A hostilidade não causa estranheza a quem vive e frequenta o bairro, onde determinados cafés aparentemente financiam a luta armada no Médio Oriente e onde se diz que é tão fácil comprar haxixe e outras drogas como kalashnikovs e outras armas automáticas. A dois quarteirões, duas amigas, Elodie e Myriem almoçam num restaurante hipster, Muxu, da Rue Deguerry: o 11eme está repleto de estúdios de artistas e profissionais liberais, que apreciam a pluralidade e a mescla de culturas do bairro, mas se preocupam com a evolução, num sentido menos heterogéneo, a que têm assistido.
“Não sei como dizer isto sem parecer que sou intolerante e racista, mas a verdade é que agora tenho medo quando passo por lugares onde estão muitos homens sentados”, confessa Élodie, que é o protótipo da parisiense vestida de preto. A referência aos “homens” não carece de tradução — são os muçulmanos, os árabes, que vivem no bairro e frequentam a mesquita local. “Incomoda-me que olhem para mim porque não sei o que eles estão a pensar. O que é que eles pensam sobre mim, gostam de mim, são indiferentes, odeiam-me? Não sei, e isso deixa-me ansiosa”, prossegue, explicando que tem o mesmo sentimento com as mulheres que lhe falam por detrás de um véu. “É muito esquisito que não possas ver os olhos da pessoa que te está a dirigir a palavra. Ou pelo menos para mim é”, personaliza Élodie, mas Myriem concorda, e informa que tem visto cada vez mais mulheres mais tapadas. “Já não é só o lenço, ou o véu, muitas andam de burka”, observa. “Oh sim, neste bairro sempre houve um monte de lojas a vender burkas”, completa a amiga.
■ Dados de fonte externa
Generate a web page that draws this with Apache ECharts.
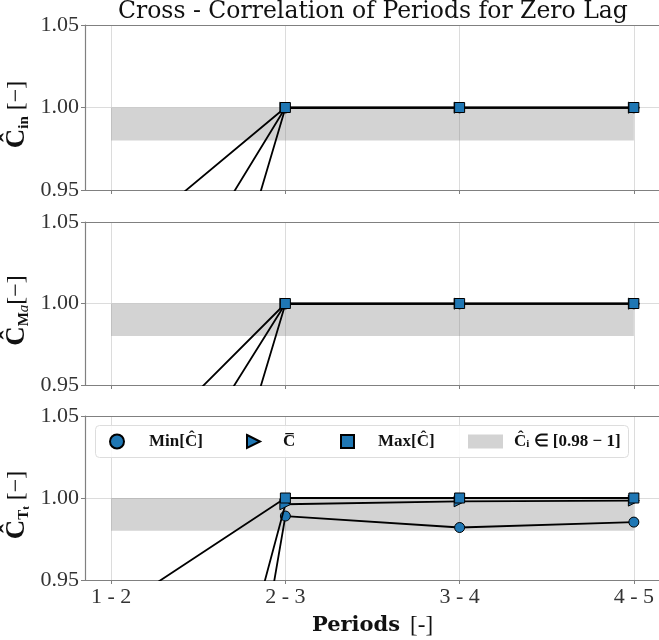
<!DOCTYPE html>
<html><head><meta charset="utf-8">
<script src="https://cdn.jsdelivr.net/npm/echarts@6/dist/echarts.min.js"></script>
<style>html,body{margin:0;padding:0;background:#fff}#c{width:659px;height:640px}</style>
</head><body><div id="c"></div>
<script>
const categories = ['1 - 2', '2 - 3', '3 - 4', '4 - 5'];
const yTicks = [0.95, 1.00, 1.05];
const bandLow = 0.98, bandHigh = 1.0;
// panel 1: C_in
const minIn  = [0.643, 0.9997, 0.9998, 0.9998];
const meanIn = [0.827, 0.9999, 0.9999, 0.9999];
const maxIn  = [0.912, 1.0, 1.0, 1.0];
// panel 2: C_Ma
const minMa  = [0.643, 0.9997, 0.9998, 0.9998];
const meanMa = [0.829, 0.9999, 0.9999, 0.9999];
const maxMa  = [0.893, 1.0, 1.0, 1.0];
// panel 3: C_Tt
const minTt  = [0.37, 0.989, 0.982, 0.9853];
const meanTt = [0.60, 0.9962, 0.998, 0.9984];
const maxTt  = [0.93, 1.0, 1.0, 1.0];

const panels = [[minIn, meanIn, maxIn], [minMa, meanMa, maxMa], [minTt, meanTt, maxTt]];
const yNames = [
  '{c|Ĉ}{s|in}{n| [−]}',
  '{c|Ĉ}{s|M}{si|a}{n|[−]}',
  '{c|Ĉ}{s|T}{ss|t}{n| [−]}'
];
const FONT = 'Liberation Serif';
const WIDE = 'DejaVu Serif';
const GRAY = '#808080';
const tops = [25, 222, 416];
const heights = [165, 163, 164];

const grid = [], xAxis = [], yAxis = [], series = [];
const seriesNames = ['Min', 'Mean', 'Max'];
const symbols = ['circle', 'triangle', 'rect'];
const rots = [0, -90, 0];
for (let p = 0; p < 3; p++) {
  grid.push({left: 85, width: 575, top: tops[p], height: heights[p], show: false,
    outerBoundsMode: 'none', containLabel: false});
  xAxis.push({type: 'value', gridIndex: p, min: -0.15, max: 3.15,
    axisLine: {show: true, onZero: false, lineStyle: {color: GRAY, width: 1.2}},
    axisTick: {show: true, customValues: [0, 1, 2, 3], length: 4, lineStyle: {color: GRAY, width: 1}},
    axisLabel: {show: p === 2, customValues: [0, 1, 2, 3], formatter: v => categories[Math.round(v)] || '',
      fontFamily: FONT, fontSize: 22, color: '#333', margin: 6},
    splitLine: {show: true, lineStyle: {color: '#dcdcdc', width: 1}},
    name: p === 2 ? '{b|Periods}   {n|[-]}' : '', nameLocation: 'middle', nameGap: 34,
    nameMoveOverlap: false,
    nameTextStyle: {rich: {b: {fontFamily: WIDE, fontSize: 21, fontWeight: 'bold', color: '#111'},
      n: {fontFamily: FONT, fontSize: 23, color: '#111'}}}
  });
  yAxis.push({type: 'value', gridIndex: p, min: yTicks[0], max: yTicks[2], interval: 0.05,
    axisLine: {show: true, onZero: false, lineStyle: {color: GRAY, width: 1.2}},
    axisTick: {show: true, length: 4, lineStyle: {color: GRAY}},
    axisLabel: {formatter: v => v.toFixed(2), fontFamily: FONT, fontSize: 22, color: '#333', margin: 6},
    splitLine: {show: true, lineStyle: {color: '#dcdcdc', width: 1}},
    name: yNames[p], nameLocation: 'middle', nameRotate: 90, nameGap: 53,
    nameMoveOverlap: false,
    nameTextStyle: {padding: [0, 14, 0, 0], rich: {
      c: {fontFamily: FONT, fontSize: 27, fontWeight: 'bold', color: '#111', lineHeight: 30},
      s: {fontFamily: FONT, fontSize: 15, fontWeight: 'bold', color: '#111', verticalAlign: 'bottom', lineHeight: 12},
      si: {fontFamily: FONT, fontSize: 15, fontStyle: 'italic', color: '#111', verticalAlign: 'bottom', lineHeight: 12},
      ss: {fontFamily: FONT, fontSize: 11, fontWeight: 'bold', color: '#111', verticalAlign: 'bottom', lineHeight: 6},
      n: {fontFamily: FONT, fontSize: 24, color: '#111', lineHeight: 30}
    }}
  });
  series.push({name: 'Band', type: 'bar', xAxisIndex: p, yAxisIndex: p, data: [],
    itemStyle: {color: '#d3d3d3'},
    markArea: {silent: true, itemStyle: {color: 'rgba(128,128,128,0.35)'},
      data: [[{coord: [0, bandLow]}, {coord: [categories.length - 1, bandHigh]}]]}
  });
  for (let s = 0; s < 3; s++) {
    series.push({name: seriesNames[s], type: 'line', xAxisIndex: p, yAxisIndex: p,
      data: panels[p][s].map((v, i) => [i, v]),
      symbol: symbols[s], symbolRotate: rots[s], symbolSize: s === 1 ? 11 : 10,
      itemStyle: {color: '#1f77b4', borderColor: '#000', borderWidth: 1},
      lineStyle: {color: '#000', width: 1.8},
      emphasis: {disabled: true}, z: 3 + s
    });
  }
}
// top frame lines
for (let p = 0; p < 3; p++) {
  xAxis.push({type: 'value', gridIndex: p, position: 'top', min: -0.15, max: 3.15,
    axisLine: {show: true, onZero: false, lineStyle: {color: GRAY, width: 1.2}},
    axisTick: {show: false}, axisLabel: {show: false}, splitLine: {show: false}});
}

const legendLabels = {
  'Min': '{t|Min[Ĉ]}',
  'Mean': '{t|C\u0305}',
  'Max': '{t|Max[Ĉ]}',
  'Band': '{t|Ĉ}{ts|i}{u| ∈ [0.98 − 1]}'
};
const legendCommon = {
  top: 433, orient: 'horizontal', padding: 0,
  lineStyle: {opacity: 0},
  formatter: n => legendLabels[n],
  selectedMode: false, z: 10
};
const legRich = (pad) => ({rich: {
  t: {fontFamily: FONT, fontSize: 17, fontWeight: 'bold', color: '#111', padding: [0, 0, 0, pad]},
  u: {fontFamily: FONT, fontSize: 17, fontWeight: 'bold', color: '#111'},
  ts: {fontFamily: FONT, fontSize: 11, fontWeight: 'bold', color: '#111', verticalAlign: 'bottom', lineHeight: 10}
}});
const legend = [
  Object.assign({}, legendCommon, {left: 109, itemWidth: 14, itemHeight: 14,
    data: [{name: 'Min', icon: 'circle'}], textStyle: legRich(20)}),
  Object.assign({}, legendCommon, {left: 246, itemWidth: 13, itemHeight: 13,
    data: [{name: 'Mean', icon: 'path://M0,0L10,5L0,10Z'}], textStyle: legRich(18)}),
  Object.assign({}, legendCommon, {left: 340, itemWidth: 13, itemHeight: 13,
    data: [{name: 'Max', icon: 'path://M0,0h10v10h-10z'}], textStyle: legRich(19)}),
  Object.assign({}, legendCommon, {left: 468, itemWidth: 35, itemHeight: 14,
    data: [{name: 'Band', icon: 'rect', itemStyle: {color: '#d3d3d3', borderWidth: 0}}], textStyle: legRich(6)})
];

const option = {
  animation: false,
  title: {text: 'Cross - Correlation of Periods for Zero Lag', left: 118, top: 0, padding: 0,
    textStyle: {fontFamily: WIDE, fontSize: 23.5, fontWeight: 'normal', color: '#111'}},
  graphic: [{type: 'rect', left: 95, top: 425, z: 5,
    shape: {width: 533, height: 32, r: 4},
    style: {fill: 'rgba(255,255,255,0.85)', stroke: '#dddddd', lineWidth: 1}}],
  legend,
  grid, xAxis, yAxis, series
};
const chart = echarts.init(document.getElementById('c'));
chart.setOption(option);
</script></body></html>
A Rachida Kabbouri também é o olhar que incomoda: “E eu senti a mudança nos meus concidadãos franceses, desde sábado, quando olham para mim”. Nascida em Marrocos mas criada em França desde os cinco anos de idade, Rachida, agora com 39 anos e três filhos, foi até à Place de la Republique como tantos outros parisienses, porque quis deixar uma mensagem aos franceses e outra aos terroristas, para que “este ataque não seja inconsequente”. “Queria dizer que o Estado Islâmico é um estado terrorista que não representa o islão e os muçulmanos”, começa. “O que aconteceu aqui em Paris foi um crime contra a humanidade, e eu como francesa muçulmana faço parte da unidade nacional que sofre com estes actos abomináveis”, prossegue, mas é interrompida por um homem de meia-idade que parou para a ouvir. “Queres falar, tira o véu”, exige. “Se não respeitas os valores republicanos, não esperes que não te olhem de lado”, atira, e vai embora irritado.
Rachida não tira o véu e defende o seu uso. “O que é isto? É um pedaço de pano. Aquele senhor leva um chapéu na cabeça e ninguém lhe grita”, aponta. “Eu percebo que, depois do que se passou, as pessoas olhem para mim e tenham as suas interrogações. O que me choca é que se politize tudo neste momento. Não posso andar na rua em França e ter medo por mim, medo pelos meus filhos, por ser muçulmana e usar um véu. Respeito e comungo dos valores da República, prezo a diversidade e a educação”, garante. “A religião é uma questão privada. Cada um é livre de praticar a sua, é isso que faz a França livre”, considera.